The European Commission today forwarded to the European Parliament and the Council the final overview of Member States’ requests for loans under the Recovery and Resilience Facility (RRF).

A total of 385.8 billion euros for support in the form of loans are available under the RRF. On the basis of the existing Council implementing decisions, seven Member States (Greece, Italy, Cyprus, Poland, Portugal, Romania and Slovenia) have already received support in the form of loans, amounting to approximately EUR 165.4 billion.

As part of the reviews of the recovery and resilience plans, and in line with the deadline of 31 August 2023 set in the RRF Regulation, four Member States requested additional loans to increase the loan support already granted to them (Greece, Poland, Portugal and Slovenia ) and six member states have now for the first time requested loans to be added to their support in the form of grants (Belgium, Czech Republic, Spain, Croatia, Lithuania and Hungary), totaling EUR 127.2 billion.

If these additional loan requests are positively assessed by the Commission and approved by the Council, around 292.6 billion euros will be committed (at current prices) loan support under the RRF. As a result, only around €93 billion in loan support was not requested by Member States, leading to an absorption of RRF loans close to 76%, the Commission points out.

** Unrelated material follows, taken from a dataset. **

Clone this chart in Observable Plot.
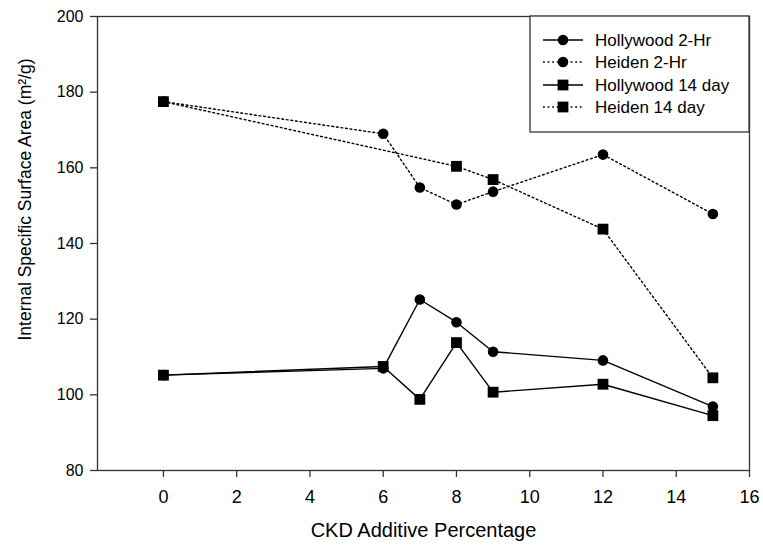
<!DOCTYPE html>
<html>
<head>
<meta charset="utf-8">
<script src="https://cdn.jsdelivr.net/npm/d3@7"></script>
<script src="https://cdn.jsdelivr.net/npm/@observablehq/plot@0.6"></script>
<style>
  html, body { margin: 0; padding: 0; background: #fff; }
  #chart svg { display: block; font-family: "Liberation Sans", Arial, sans-serif; }
</style>
</head>
<body>
<div id="chart"></div>
<script>
// ---- data ----
const ckdPercent = [0, 6, 7, 8, 9, 12, 15];
const hollywood2Hr = [105.2, 107.0, 125.2, 119.2, 111.4, 109.1, 96.9];
const heiden2Hr = [177.5, 169.0, 154.8, 150.3, 153.7, 163.5, 147.8];
const hollywood14Day = [105.2, 107.5, 98.8, 113.8, 100.7, 102.8, 94.5];
const heiden14Day = [177.5, null, null, 160.4, 156.9, 143.8, 104.5];

const seriesNames = ["Hollywood 2-Hr", "Heiden 2-Hr", "Hollywood 14 day", "Heiden 14 day"];
const seriesValues = [hollywood2Hr, heiden2Hr, hollywood14Day, heiden14Day];
const seriesSymbol = ["circle", "circle", "square", "square"];
const seriesDotted = [false, true, false, true];

const xTicks = [0, 2, 4, 6, 8, 10, 12, 14, 16];
const yTicks = [80, 100, 120, 140, 160, 180, 200];

const xTitle = "CKD Additive Percentage";
const yTitle = "Internal Specific Surface Area (m²/g)";

// ---- build rows ----
const rows = [];
seriesNames.forEach((name, s) => {
  ckdPercent.forEach((x, i) => {
    const v = seriesValues[s][i];
    if (v != null) rows.push({series: name, x, y: v});
  });
});

const W = 763, H = 550;
const DASH = "1.8,2.8";
const marks = [];
seriesNames.forEach((name, s) => {
  const d = rows.filter(r => r.series === name);
  marks.push(Plot.line(d, {
    x: "x", y: "y", stroke: "#000", strokeWidth: 1.4,
    strokeDasharray: seriesDotted[s] ? DASH : null
  }));
});
seriesNames.forEach((name, s) => {
  const d = rows.filter(r => r.series === name);
  marks.push(Plot.dot(d, {
    x: "x", y: "y", symbol: () => seriesSymbol[s], fill: "#000", stroke: "none",
    r: seriesSymbol[s] === "square" ? 6.1 : 5.3
  }));
});

const chart = Plot.plot({
  width: W,
  height: H,
  marginLeft: 97,
  marginRight: 14,
  marginTop: 16,
  marginBottom: 80,
  style: {fontFamily: "'Liberation Sans', Arial, sans-serif", background: "#fff", color: "#000"},
  x: {domain: [-1.8, 16], ticks: xTicks, tickSize: 7, tickPadding: 13, label: null, tickFormat: d => String(d)},
  y: {domain: [80, 200], ticks: yTicks, tickSize: 7, tickPadding: 7, label: null},
  symbol: {type: "identity"},
  marks: [
    ...marks,
    Plot.frame({stroke: "#333", strokeWidth: 1.3}),
    Plot.text([xTitle], {frameAnchor: "bottom", dy: 60, fontSize: 20, fill: "#000", text: d => d, textAnchor: "middle", lineAnchor: "middle"}),
    Plot.text([yTitle], {frameAnchor: "left", dx: -72, dy: -44, rotate: -90, fontSize: 17.5, fill: "#000", text: d => d, textAnchor: "middle", lineAnchor: "middle"})
  ]
});

// axis styling
d3.select(chart).selectAll("g[aria-label='x-axis tick label']").attr("font-size", 18);
d3.select(chart).selectAll("g[aria-label='y-axis tick label']").attr("font-size", 16);
d3.select(chart).selectAll("g[aria-label='x-axis tick'], g[aria-label='y-axis tick']").attr("stroke", "#333").attr("stroke-width", 1.3);

document.getElementById("chart").appendChild(chart);

// ---- legend (inside plot, top-right) ----
const svg = d3.select(chart);
const lg = svg.append("g").attr("aria-label", "legend").attr("text-anchor", "start");
const boxX = 530, boxY = 16, boxW = 219, boxH = 116;
lg.append("rect").attr("x", boxX).attr("y", boxY).attr("width", boxW).attr("height", boxH)
  .attr("fill", "#fff").attr("stroke", "#333").attr("stroke-width", 1.3);
const rowY = [40, 62, 85, 107];
seriesNames.forEach((name, s) => {
  const y = rowY[s];
  lg.append("line").attr("x1", 543).attr("x2", 583).attr("y1", y).attr("y2", y)
    .attr("stroke", "#000").attr("stroke-width", 1.4)
    .attr("stroke-dasharray", seriesDotted[s] ? DASH : null);
  if (seriesSymbol[s] === "circle") {
    lg.append("circle").attr("cx", 563).attr("cy", y).attr("r", 5.3).attr("fill", "#000");
  } else {
    lg.append("rect").attr("x", 563 - 5.4).attr("y", y - 5.4).attr("width", 10.8).attr("height", 10.8).attr("fill", "#000");
  }
  lg.append("text").attr("x", 595).attr("y", y).attr("dy", "0.35em")
    .attr("text-anchor", "start").attr("font-size", 17).attr("fill", "#000").text(name);
});
</script>
</body>
</html>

As set out in Article 14(6) of the RRF Regulation, when a Member State’s loan request exceeds the threshold of 6.8% of that Member State’s 2019 Gross National Income (GNI) at current prices, the Commission will also take into account the justification provided by a Member State as to the occurrence of exceptional circumstances.

According to the Commission, this limit reaches or surpassed by Greece, Italy, Poland, Croatia and Romania.